When the Spirit touches your life, you will understand that you have been sent not only to live unto yourself, but to help fulfill God's mission in the world--which is to give love and bring justice.///

And the last way you will know that the Holy Spirit is at work, or at play in you, is that you will find yourself drawn to be with people through whom the fresh winds of the Spirit are moving. That is what happened at the first Pentecost. Instead of being separated and remaining alone and isolated, they found themselves being drawn together to share something mysterious and wonderful that had happened and now could be shared in a much broader context, with generation after generation of folks who could go on discovering the dance of the spirit.

It seems appropriate that on Pentecost Sunday, the Sunday we celebrate the dance of the Spirit, we should rise to that challenge.

To be a Spirit filled person or congregation or church, does not mean we have to writhe in holy Pentecostal pleasure; it means simply three things:

The Holy Spirit is active in your life.  You are touched by a spirit and open to the spirit helping you dance in new ways.

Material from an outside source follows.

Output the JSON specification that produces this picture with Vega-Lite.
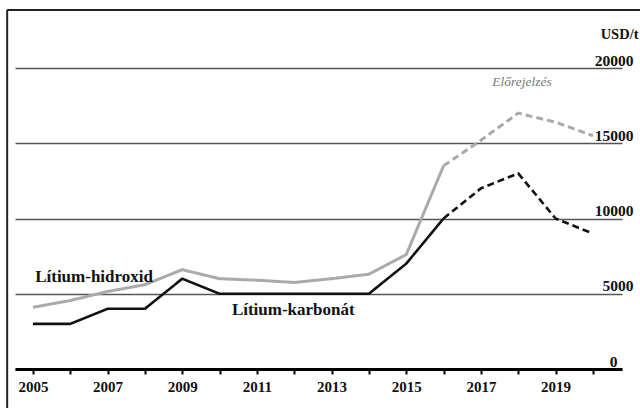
{
  "$schema": "https://vega.github.io/schema/vega-lite/v6.json",
  "autosize": {"type": "none"},
  "width": 607,
  "height": 301,
  "padding": {"left": 15, "top": 68, "right": 18, "bottom": 39},
  "background": "white",
  "config": {
    "view": {"stroke": null},
    "font": "Liberation Serif"
  },
  "datasets": {
    "prices": [
      {"year": 2005, "value": 4100, "series": "hidroxid", "phase": "tény"},
      {"year": 2006, "value": 4550, "series": "hidroxid", "phase": "tény"},
      {"year": 2007, "value": 5150, "series": "hidroxid", "phase": "tény"},
      {"year": 2008, "value": 5600, "series": "hidroxid", "phase": "tény"},
      {"year": 2009, "value": 6600, "series": "hidroxid", "phase": "tény"},
      {"year": 2010, "value": 6000, "series": "hidroxid", "phase": "tény"},
      {"year": 2011, "value": 5900, "series": "hidroxid", "phase": "tény"},
      {"year": 2012, "value": 5750, "series": "hidroxid", "phase": "tény"},
      {"year": 2013, "value": 6000, "series": "hidroxid", "phase": "tény"},
      {"year": 2014, "value": 6300, "series": "hidroxid", "phase": "tény"},
      {"year": 2015, "value": 7600, "series": "hidroxid", "phase": "tény"},
      {"year": 2016, "value": 13500, "series": "hidroxid", "phase": "tény"},
      {"year": 2016, "value": 13500, "series": "hidroxid", "phase": "előrejelzés"},
      {"year": 2017, "value": 15200, "series": "hidroxid", "phase": "előrejelzés"},
      {"year": 2018, "value": 17000, "series": "hidroxid", "phase": "előrejelzés"},
      {"year": 2019, "value": 16400, "series": "hidroxid", "phase": "előrejelzés"},
      {"year": 2020, "value": 15500, "series": "hidroxid", "phase": "előrejelzés"},
      {"year": 2005, "value": 3000, "series": "karbonát", "phase": "tény"},
      {"year": 2006, "value": 3000, "series": "karbonát", "phase": "tény"},
      {"year": 2007, "value": 4000, "series": "karbonát", "phase": "tény"},
      {"year": 2008, "value": 4000, "series": "karbonát", "phase": "tény"},
      {"year": 2009, "value": 6000, "series": "karbonát", "phase": "tény"},
      {"year": 2010, "value": 5000, "series": "karbonát", "phase": "tény"},
      {"year": 2011, "value": 5000, "series": "karbonát", "phase": "tény"},
      {"year": 2012, "value": 5000, "series": "karbonát", "phase": "tény"},
      {"year": 2013, "value": 5000, "series": "karbonát", "phase": "tény"},
      {"year": 2014, "value": 5000, "series": "karbonát", "phase": "tény"},
      {"year": 2015, "value": 7000, "series": "karbonát", "phase": "tény"},
      {"year": 2016, "value": 10000, "series": "karbonát", "phase": "tény"},
      {"year": 2016, "value": 10000, "series": "karbonát", "phase": "előrejelzés"},
      {"year": 2017, "value": 12000, "series": "karbonát", "phase": "előrejelzés"},
      {"year": 2018, "value": 13000, "series": "karbonát", "phase": "előrejelzés"},
      {"year": 2019, "value": 10000, "series": "karbonát", "phase": "előrejelzés"},
      {"year": 2020, "value": 9000, "series": "karbonát", "phase": "előrejelzés"}
    ],
    "labels": [
      {"year": 2005.06, "value": 5780, "text": "Lítium-hidroxid"},
      {"year": 2010.33, "value": 3590, "text": "Lítium-karbonát"}
    ],
    "note": [
      {"year": 2018.1, "value": 18800, "text": "Előrejelzés"}
    ]
  },
  "layer": [
    {
      "data": {"name": "prices"},
      "mark": {"type": "line", "strokeJoin": "miter"},
      "encoding": {
        "x": {
          "field": "year", "type": "quantitative",
          "scale": {"domain": [2004.52, 2020.78], "nice": false, "zero": false},
          "axis": {
            "title": null,
            "values": [2005, 2006, 2007, 2008, 2009, 2010, 2011, 2012, 2013, 2014, 2015, 2016, 2017, 2018, 2019, 2020],
            "format": "d",
            "labelExpr": "datum.value % 2 == 1 ? datum.label : ''",
            "grid": false,
            "domainColor": "black",
            "domainWidth": 3,
            "tickColor": "black",
            "tickWidth": 2,
            "tickSize": 5,
            "labelPadding": 5,
            "labelFont": "Liberation Serif",
            "labelFontSize": 15,
            "labelFontWeight": "bold",
            "labelColor": "#111",
            "labelFlush": false,
            "labelOverlap": false
          }
        },
        "y": {
          "field": "value", "type": "quantitative",
          "scale": {"domain": [0, 20000], "nice": false},
          "axis": {
            "orient": "right",
            "title": "USD/t",
            "titleAngle": 0,
            "titleAlign": "right",
            "titleBaseline": "alphabetic",
            "titleX": 16,
            "titleY": -30,
            "titleFont": "Liberation Serif",
            "titleFontSize": 14.5,
            "titleFontWeight": "bold",
            "titleColor": "#111",
            "values": [0, 5000, 10000, 15000, 20000],
            "format": "d",
            "domain": false,
            "ticks": false,
            "grid": true,
            "gridColor": "#555",
            "gridWidth": 1.5,
            "labelAlign": "right",
            "labelBaseline": "alphabetic",
            "labelOffset": -3,
            "labelPadding": {"condition": {"test": "datum.value == 0", "value": -5}, "value": 11},
            "labelFont": "Liberation Serif",
            "labelFontSize": 15.5,
            "labelFontWeight": "bold",
            "labelColor": "#111"
          }
        },
        "color": {
          "field": "series", "type": "nominal",
          "scale": {"domain": ["hidroxid", "karbonát"], "range": ["#aaaaaa", "#111111"]},
          "legend": null
        },
        "strokeDash": {
          "field": "phase", "type": "nominal",
          "scale": {"domain": ["tény", "előrejelzés"], "range": [[1, 0], [7, 4]]},
          "legend": null
        },
        "strokeWidth": {
          "field": "series", "type": "nominal",
          "scale": {"domain": ["hidroxid", "karbonát"], "range": [3, 2.6]},
          "legend": null
        }
      }
    },
    {
      "data": {"name": "labels"},
      "mark": {"type": "text", "align": "left", "baseline": "alphabetic", "font": "Liberation Serif", "fontSize": 17, "fontWeight": "bold", "color": "#111"},
      "encoding": {
        "x": {"field": "year", "type": "quantitative"},
        "y": {"field": "value", "type": "quantitative"},
        "text": {"field": "text"}
      }
    },
    {
      "data": {"name": "note"},
      "mark": {"type": "text", "align": "center", "baseline": "alphabetic", "font": "Liberation Serif", "fontSize": 13.5, "fontStyle": "italic", "color": "#777"},
      "encoding": {
        "x": {"field": "year", "type": "quantitative"},
        "y": {"field": "value", "type": "quantitative"},
        "text": {"field": "text"}
      }
    },
    {
      "data": {"values": [{"x": 2004.31, "y": -2600, "y2": 23860}]},
      "mark": {"type": "rule", "color": "#222", "strokeWidth": 2},
      "encoding": {
        "x": {"field": "x", "type": "quantitative"},
        "y": {"field": "y", "type": "quantitative"},
        "y2": {"field": "y2"}
      }
    },
    {
      "data": {"values": [{"x": 2004.31, "x2": 2021.3, "y": 23860}]},
      "mark": {"type": "rule", "color": "#222", "strokeWidth": 2},
      "encoding": {
        "x": {"field": "x", "type": "quantitative"},
        "x2": {"field": "x2"},
        "y": {"field": "y", "type": "quantitative"}
      }
    }
  ]
}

You know that you are sent to do something in this world. Just as the disciples moved into the world with a sense of hope, you will move into the world, knowing that you are part of God's holy mission of love and justice.

You are to be drawn to others who share the power of the strong winds blowing.  Instead of feeling isolated, lonely and separated from the great happening, this wonderful wide world, you will be drawn to those who share a vision of a new heaven and new earth.  You will dream dreams and share new visions which come fresh from the dance of the Great Spirit of Life.

On a day when we celebrate the birthday of the church, let us take up a new dance--

Those who want to move (as Henri Nouwen says) out of the house of fear into the house of love, from a state of "on hold", to moving, sharing and always becoming, from isolated self-protection to the community of the spirit, are invited to come along.

Happy Pentecost, my beloved, cherished friends, you have been touched by the holy spirit.

May God's Spirit always dance in you!